1. ¹Stroke Branch, Department of Health and Human Services, National Institute of Neurological Disorders and Stroke, National Institutes of Health, Bethesda, Maryland, USA
2. ²Laboratory of Neurophysiology, National Institute of Neurological Disorders and Stroke, National Institutes of Health, Bethesda, Maryland, USA

Correspondence: Dr J Hillion, Stroke Branch National Institute of Neurological Disorders and Stroke, Department of Health and Human Services, National Institutes of Health, 49 Convent Drive MSC 4476, Building 49/Room 2A59, Bethesda, Maryland 20892-4476, USA. E-mail: hillionj@ninds.nih.gov. Current address: The Johns Hopkins University School of Medicine, 720 Rutland Avenue, Ross Research Building, Room 1015, Baltimore, Maryland 21205-2109, USA. E-mail: jhilliol@jhmi.edu

Received 18 October 2005; Revised 21 December 2005; Accepted 10 January 2006; Published online 1 March 2006.

Abstract

The serine–threonine protein kinase Akt has been identified as an important mediator of cell survival able to counteract apoptotic stimuli. However, hibernation, a model of natural tolerance to cerebral ischemia, is associated with downregulation of Akt. We previously established a model of ischemic tolerance in a PC12 cell line and using this model we now addressed the question whether ischemic tolerance also downregulates Akt in PC12 cells.
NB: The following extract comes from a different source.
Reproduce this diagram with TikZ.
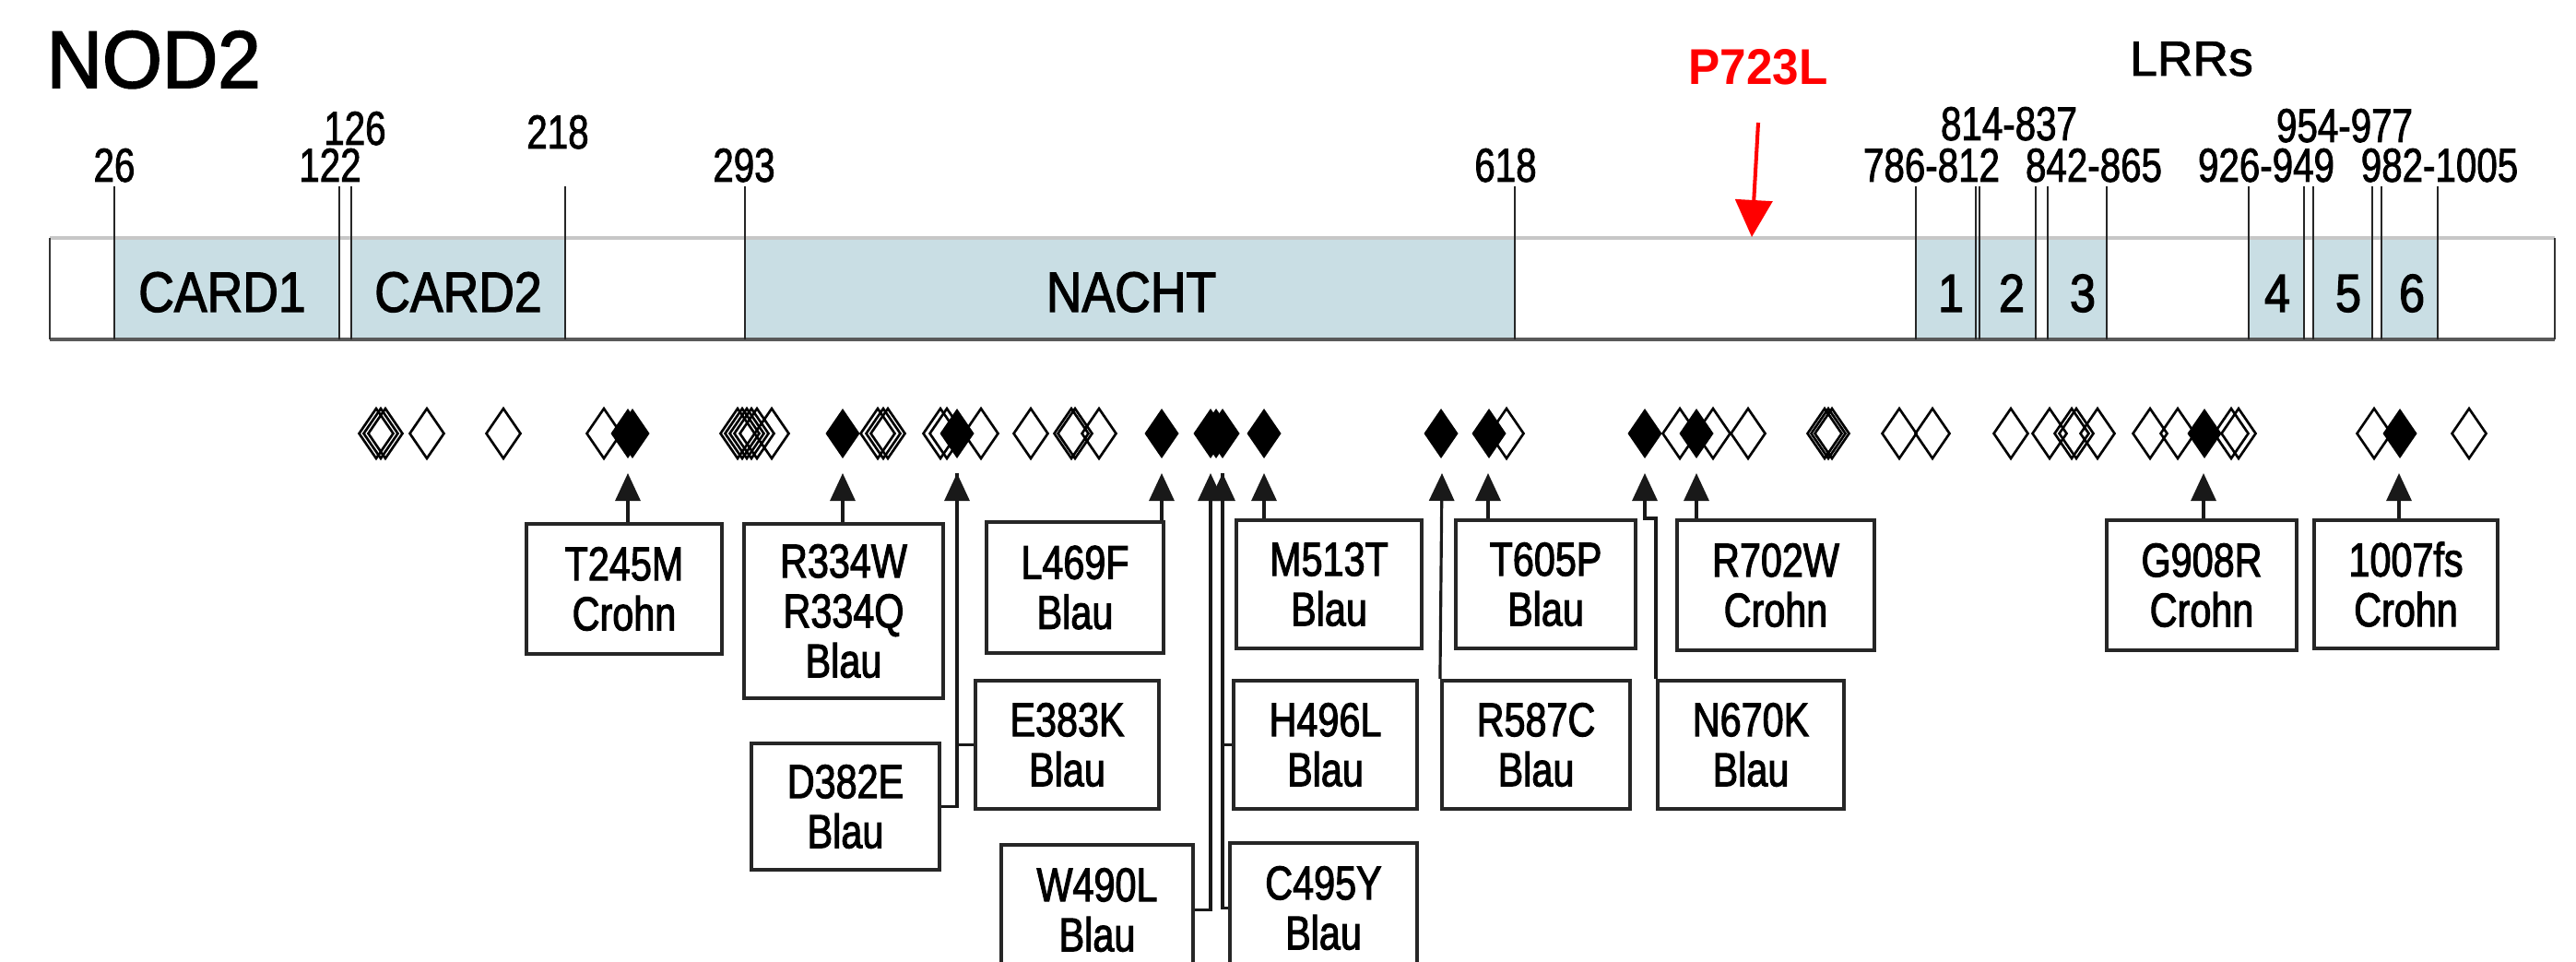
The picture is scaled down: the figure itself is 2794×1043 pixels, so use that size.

Kinetic studies showed decreased Akt phosphorylation in tolerized cells. Similarly, phosphorylated levels of three major targets of Akt and well-known proapoptotic factors, the glycogen synthase kinase 3 (GSK-3), a Forkhead family member, FoxO4, and the protein murine double minute 2 (MDM2), all inactivated upon phosphorylation by Akt, were decreased in preconditioned cells. In addition, pharmacological blockade of the phosphoinositide 3-kinase (PI3K)/Akt pathway reduced cell death induced by oxygen and glucose deprivation (OGD) and increased the protective effect of preconditioning (PC). Furthermore, decreasing availability of P-Akt by transfecting PC12 cells with constructs of inactive Akt also resulted in protection against OGD and potentiation of the protective effect of PC. Depending on the environment, GSK-3, FOXO-4, and MDM2 can trigger apoptotic responses or cell cycle arrest, and thus, in a situation of reduced energy, driving the cells into a state of quiescence might be neuroprotective. This work suggests that in the context of tolerance downregulation of Akt is beneficial.